**Your goal:** Can you output the material exactly as written, minus any pictures it holds?

**Available data:**
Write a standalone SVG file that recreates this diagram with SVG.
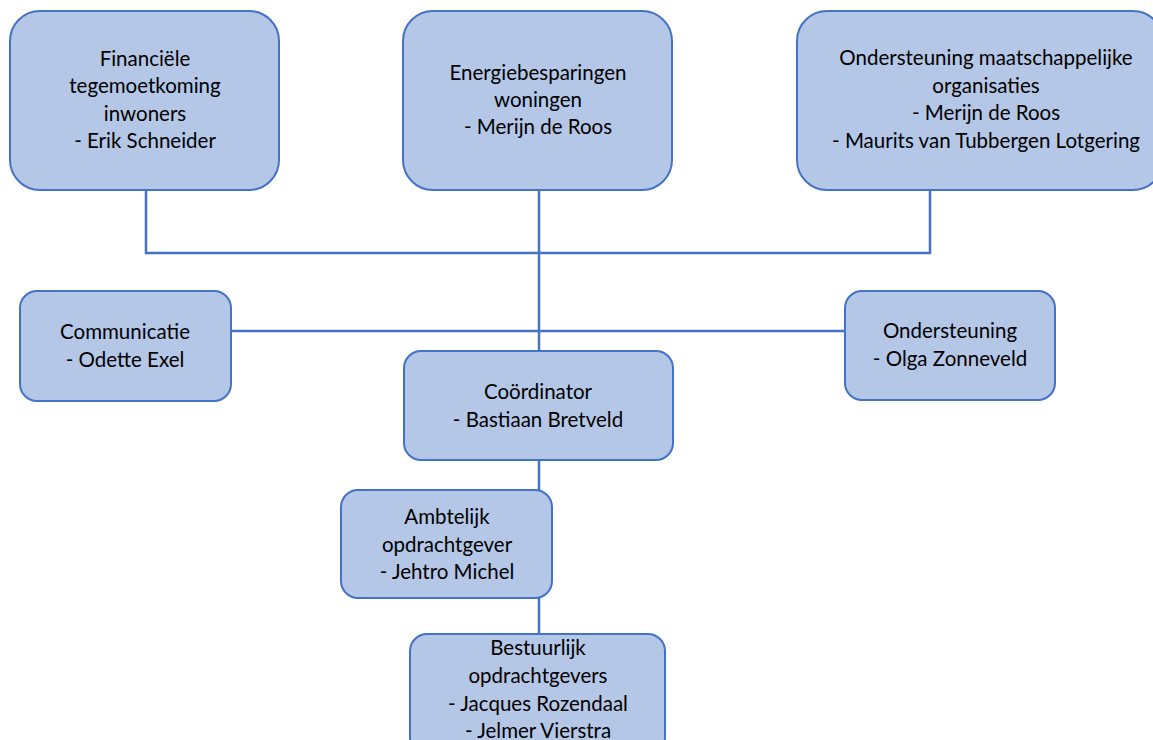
<svg xmlns="http://www.w3.org/2000/svg" width="1153" height="740" viewBox="0 0 1153 740">
<style>
.box{fill:#B4C7E7;stroke:#4472C4;stroke-width:2}
.t{font-family:Lato,"Open Sans",sans-serif;font-size:20.5px;fill:#000;text-anchor:middle}
.c{stroke:#4472C4;stroke-width:2.5;fill:none}
</style>
<rect width="1153" height="740" fill="#fff"/>
<g id="connectors">
<path class="c" d="M146 190V253H930V190"/>
<path class="c" d="M539 190V352"/>
<path class="c" d="M231 331H845"/>
<path class="c" d="M539 460V491"/>
<path class="c" d="M539 598V635"/>
</g>
<g id="financiele">
<rect class="box" x="10" y="11" width="269" height="179" rx="30"/>
<text class="t" x="145" y="66">Financiële</text>
<text class="t" x="145" y="93">tegemoetkoming</text>
<text class="t" x="145" y="121">inwoners</text>
<text class="t" x="145" y="148">- Erik Schneider</text>
</g>
<g id="energie">
<rect class="box" x="403" y="11" width="269" height="179" rx="30"/>
<text class="t" x="538" y="80">Energiebesparingen</text>
<text class="t" x="538" y="107">woningen</text>
<text class="t" x="538" y="134">- Merijn de Roos</text>
</g>
<g id="ondersteuning-maatschappelijk">
<rect class="box" x="797" y="11" width="366" height="179" rx="30"/>
<text class="t" x="986" y="65">Ondersteuning maatschappelijke</text>
<text class="t" x="986" y="93">organisaties</text>
<text class="t" x="986" y="120">- Merijn de Roos</text>
<text class="t" x="986" y="148">- Maurits van Tubbergen Lotgering</text>
</g>
<g id="communicatie">
<rect class="box" x="20" y="291" width="211" height="110" rx="17"/>
<text class="t" x="125" y="339">Communicatie</text>
<text class="t" x="125" y="367">- Odette Exel</text>
</g>
<g id="ondersteuning">
<rect class="box" x="845" y="291" width="210" height="109" rx="17"/>
<text class="t" x="950" y="338">Ondersteuning</text>
<text class="t" x="950" y="366">- Olga Zonneveld</text>
</g>
<g id="coordinator">
<rect class="box" x="404" y="351" width="269" height="109" rx="17"/>
<text class="t" x="538" y="399">Coördinator</text>
<text class="t" x="538" y="427">- Bastiaan Bretveld</text>
</g>
<g id="ambtelijk">
<rect class="box" x="341" y="490" width="211" height="108" rx="17"/>
<text class="t" x="447" y="524">Ambtelijk</text>
<text class="t" x="447" y="552">opdrachtgever</text>
<text class="t" x="447" y="579">- Jehtro Michel</text>
</g>
<g id="bestuurlijk">
<rect class="box" x="410" y="634" width="255" height="120" rx="17"/>
<text class="t" x="538" y="655">Bestuurlijk</text>
<text class="t" x="538" y="683">opdrachtgevers</text>
<text class="t" x="538" y="711">- Jacques Rozendaal</text>
<text class="t" x="538" y="738">- Jelmer Vierstra</text>
</g>
</svg>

**Full solution:**
Write a standalone SVG file that recreates this diagram with SVG.
<svg xmlns="http://www.w3.org/2000/svg" width="1153" height="740" viewBox="0 0 1153 740">
<style>
.box{fill:#B4C7E7;stroke:#4472C4;stroke-width:2}
.t{font-family:Lato,"Open Sans",sans-serif;font-size:20.5px;fill:#000;text-anchor:middle}
.c{stroke:#4472C4;stroke-width:2.5;fill:none}
</style>
<rect width="1153" height="740" fill="#fff"/>
<g id="connectors">
<path class="c" d="M146 190V253H930V190"/>
<path class="c" d="M539 190V352"/>
<path class="c" d="M231 331H845"/>
<path class="c" d="M539 460V491"/>
<path class="c" d="M539 598V635"/>
</g>
<g id="financiele">
<rect class="box" x="10" y="11" width="269" height="179" rx="30"/>
<text class="t" x="145" y="66">Financiële</text>
<text class="t" x="145" y="93">tegemoetkoming</text>
<text class="t" x="145" y="121">inwoners</text>
<text class="t" x="145" y="148">- Erik Schneider</text>
</g>
<g id="energie">
<rect class="box" x="403" y="11" width="269" height="179" rx="30"/>
<text class="t" x="538" y="80">Energiebesparingen</text>
<text class="t" x="538" y="107">woningen</text>
<text class="t" x="538" y="134">- Merijn de Roos</text>
</g>
<g id="ondersteuning-maatschappelijk">
<rect class="box" x="797" y="11" width="366" height="179" rx="30"/>
<text class="t" x="986" y="65">Ondersteuning maatschappelijke</text>
<text class="t" x="986" y="93">organisaties</text>
<text class="t" x="986" y="120">- Merijn de Roos</text>
<text class="t" x="986" y="148">- Maurits van Tubbergen Lotgering</text>
</g>
<g id="communicatie">
<rect class="box" x="20" y="291" width="211" height="110" rx="17"/>
<text class="t" x="125" y="339">Communicatie</text>
<text class="t" x="125" y="367">- Odette Exel</text>
</g>
<g id="ondersteuning">
<rect class="box" x="845" y="291" width="210" height="109" rx="17"/>
<text class="t" x="950" y="338">Ondersteuning</text>
<text class="t" x="950" y="366">- Olga Zonneveld</text>
</g>
<g id="coordinator">
<rect class="box" x="404" y="351" width="269" height="109" rx="17"/>
<text class="t" x="538" y="399">Coördinator</text>
<text class="t" x="538" y="427">- Bastiaan Bretveld</text>
</g>
<g id="ambtelijk">
<rect class="box" x="341" y="490" width="211" height="108" rx="17"/>
<text class="t" x="447" y="524">Ambtelijk</text>
<text class="t" x="447" y="552">opdrachtgever</text>
<text class="t" x="447" y="579">- Jehtro Michel</text>
</g>
<g id="bestuurlijk">
<rect class="box" x="410" y="634" width="255" height="120" rx="17"/>
<text class="t" x="538" y="655">Bestuurlijk</text>
<text class="t" x="538" y="683">opdrachtgevers</text>
<text class="t" x="538" y="711">- Jacques Rozendaal</text>
<text class="t" x="538" y="738">- Jelmer Vierstra</text>
</g>
</svg>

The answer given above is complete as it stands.